Thermoelectric devices convert heat to energy and vice versa, enabling you to harness the otherwise wasted energy from computers, light bulbs, and even people. While pushed for use in refrigerators and other heating/cooling machines, the current designs aren’t efficient enough for widespread commercial use or are made from rare, expensive, environmentally harmful materials.
However, this may change as researchers at the California Institute of Technology (Caltech) have developed a new material – made out of silicon – that could lead to more efficient thermoelectric devices. This new type of nanomesh is composed of a thin film with a grid-like arrangement of tiny holes – making it difficult for heat to travel through the material and lower its thermal conductivity to near silicon’s theoretical limit. The design also allows electricity to flow as well as it does in unmodified silicon.
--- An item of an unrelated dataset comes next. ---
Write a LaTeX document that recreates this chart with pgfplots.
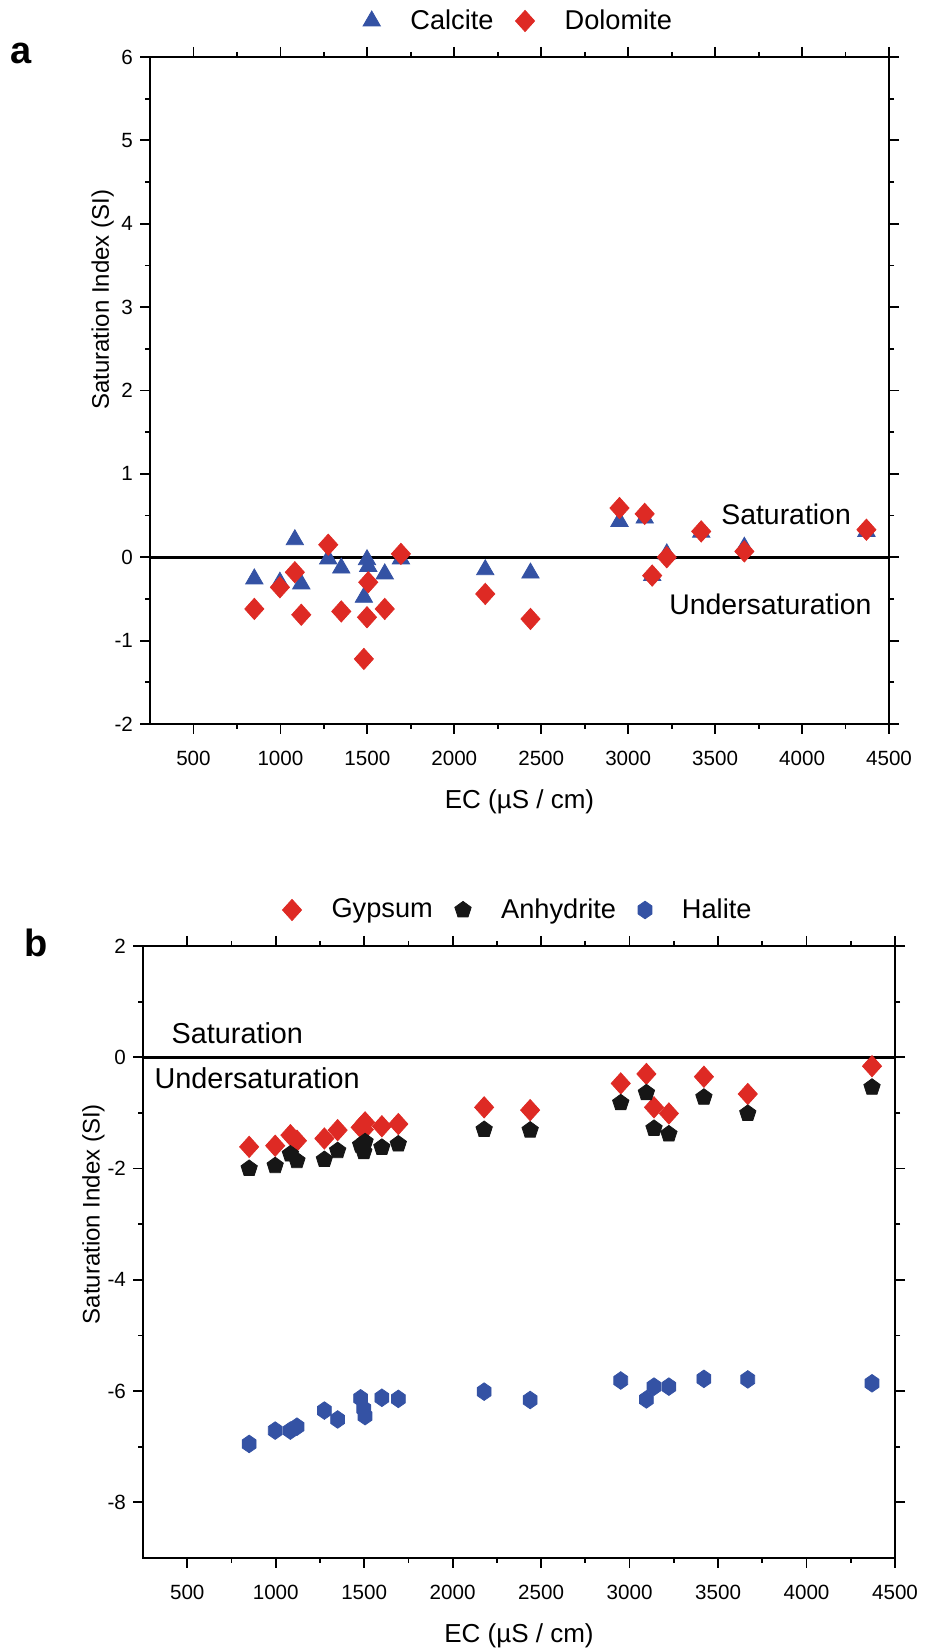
\documentclass[border=0pt]{standalone}
\usepackage{fontspec}
\setmainfont{Liberation Sans}
\usepackage{pgfplots}
\usepackage{pgfplotstable}
\pgfplotsset{compat=1.18}
\usetikzlibrary{plotmarks}

\definecolor{cblue}{RGB}{52,82,164}
\definecolor{cred}{RGB}{222,42,36}
\definecolor{cblack}{RGB}{22,22,22}

\pgfdeclareplotmark{hexagon*}{%
  \pgfpathmoveto{\pgfqpoint{0pt}{1.1\pgfplotmarksize}}%
  \pgfpathlineto{\pgfqpoint{0.866\pgfplotmarksize}{0.5\pgfplotmarksize}}%
  \pgfpathlineto{\pgfqpoint{0.866\pgfplotmarksize}{-0.5\pgfplotmarksize}}%
  \pgfpathlineto{\pgfqpoint{0pt}{-1.1\pgfplotmarksize}}%
  \pgfpathlineto{\pgfqpoint{-0.866\pgfplotmarksize}{-0.5\pgfplotmarksize}}%
  \pgfpathlineto{\pgfqpoint{-0.866\pgfplotmarksize}{0.5\pgfplotmarksize}}%
  \pgfpathclose
  \pgfusepathqfillstroke
}

% EC (uS/cm) and saturation indices
\pgfplotstableread{
x     cal    dol    gyp    anh    hal
850   -0.26  -0.62  -1.61  -2.00  -6.95
997   -0.30  -0.36  -1.59  -1.95  -6.71
1083   0.21  -0.18  -1.40  -1.74  -6.71
1120  -0.32  -0.69  -1.50  -1.86  -6.64
1275  -0.02   0.15  -1.46  -1.84  -6.35
1350  -0.13  -0.65  -1.31  -1.68  -6.51
1480  -0.48  -1.22  -1.26  -1.58  -6.13
1498  -0.03  -0.72  -1.30  -1.70  -6.32
1505  -0.11  -0.30  -1.17  -1.52  -6.45
1600  -0.20  -0.62  -1.24  -1.62  -6.12
1693  -0.02   0.04  -1.20  -1.56  -6.14
2178  -0.15  -0.44  -0.90  -1.30  -6.01
2438  -0.19  -0.74  -0.95  -1.31  -6.16
2950   0.43   0.59  -0.47  -0.82  -5.81
3095   0.47   0.52  -0.30  -0.64  -6.15
3138  -0.22  -0.22  -0.90  -1.28  -5.92
3222   0.04   0.00  -1.01  -1.38  -5.92
3420   0.30   0.31  -0.35  -0.72  -5.78
3668   0.12   0.07  -0.66  -1.01  -5.79
4370   0.31   0.33  -0.16  -0.54  -5.86
}\datatable

\pgfplotsset{
  myaxis/.style={
    scale only axis,
    anchor=south west,
    xmin=250, xmax=4500,
    xtick={500,1000,...,4500},
    minor x tick num=1,
    minor y tick num=1,
    tick align=outside,
    major tick length=5pt,
    minor tick length=2.5pt,
    axis line style={line width=0.9pt},
    every tick/.style={black, line width=0.9pt},
    tick label style={font=\fontsize{10.3}{12}\selectfont},
    xticklabel style={yshift=-5pt},
    /pgf/number format/assume math mode=true,
    /pgf/number format/1000 sep={},
    xlabel={EC (µS / cm)},
    ylabel={Saturation Index (SI)},
    xlabel style={font=\fontsize{13}{15}\selectfont, at={(axis description cs:0.5,0)}, anchor=center, yshift=-39pt},
    ylabel style={font=\fontsize{12}{14}\selectfont},
    legend columns=-1,
    legend style={draw=none, fill=none, at={(axis description cs:0.5,1)}, anchor=center, yshift=18pt,
      font=\fontsize{13.6}{16}\selectfont,
      /tikz/every odd column/.append style={column sep=13pt},
      /tikz/every even column/.append style={column sep=9pt}},
    legend cell align=left,
  }
}

\begin{document}
\begin{tikzpicture}
\useasboundingbox (0,0) rectangle (464.5pt,824pt);

% ---------------- panel a ----------------
\begin{axis}[myaxis,
  at={(75pt,462pt)},
  width=369.5pt, height=333.5pt,
  ymin=-2, ymax=6, ytick={-2,-1,...,6},
  ylabel style={at={(axis description cs:-0.064,0.636)}, anchor=center},
]
\addplot[only marks, mark=triangle*, mark size=5pt, mark options={draw=cblue, fill=cblue}]
  table[x=x, y=cal] {\datatable};
\addlegendentry{Calcite}
\addplot[only marks, mark=diamond*, mark size=5.3pt, mark options={draw=cred, fill=cred, xscale=1.2}]
  table[x=x, y=dol] {\datatable};
\addlegendentry{Dolomite}
\addplot[black, line width=1.4pt, forget plot] coordinates {(250,0) (4500,0)};
\node[font=\fontsize{14.2}{16}\selectfont] at (axis cs:3908,0.51) {Saturation};
\node[font=\fontsize{14.2}{16}\selectfont] at (axis cs:3818,-0.57) {Undersaturation};
\end{axis}

% ---------------- panel b ----------------
\begin{axis}[myaxis,
  at={(71.5pt,45pt)},
  width=376pt, height=306pt,
  ymin=-9, ymax=2, ytick={-8,-6,...,2},
  ylabel style={at={(axis description cs:-0.066,0.562)}, anchor=center},
]
\addplot[only marks, mark=diamond*, mark size=5.3pt, mark options={draw=cred, fill=cred, xscale=1.2}]
  table[x=x, y=gyp] {\datatable};
\addlegendentry{Gypsum}
\addplot[only marks, mark=pentagon*, mark size=4.3pt, mark options={draw=cblack, fill=cblack}]
  table[x=x, y=anh] {\datatable};
\addlegendentry{Anhydrite}
\addplot[only marks, mark=hexagon*, mark size=4pt, mark options={draw=cblue, fill=cblue}]
  table[x=x, y=hal] {\datatable};
\addlegendentry{Halite}
\addplot[black, line width=1.4pt, forget plot] coordinates {(250,0) (4500,0)};
\node[font=\fontsize{14.4}{16}\selectfont] at (axis cs:783,0.43) {Saturation};
\node[font=\fontsize{14.4}{16}\selectfont] at (axis cs:895,-0.38) {Undersaturation};
\end{axis}

\node[font=\bfseries\fontsize{19}{22}\selectfont] at (10.5pt,797.5pt) {a};
\node[font=\bfseries\fontsize{19}{22}\selectfont] at (18pt,352.5pt) {b};
\end{tikzpicture}
\end{document}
“In terms of controlling thermal conductivity, these are pretty sophisticated devices,” says James Heath, the Elizabeth W. Gilloon Professor and professor of chemistry at Caltech, who led the work.
To make thermoelectric materials efficient, the thermal conductivity needs to be lowered while not affecting the electrical conductivity. Heath and his team previously accomplished this using silicon nanowires, which impede heat while allowing electrons to flow freely.
Heat travels via phonons – quantized packets of vibration that are like photons, which are quantized packets of light waves. As phonons move along the material, they deliver heat from one point to another. Because of the tiny size of nanowires, they have a lot of surface area relative to their volume – making it harder for phonons to make it through a nanowire without bouncing astray. As a result, a nanowire resists heat flow but remains electrically conductive.
The researchers are experimenting with different materials and arrangements of holes so that they can optimize their design. “One day, we might be able to engineer a material where you not only can slow the phonons down, but also exclude the phonons that carry heat all together,” says Slobodan Mitrovic, a postdoctoral scholar in chemistry at Caltech. “That would be the ultimate goal.”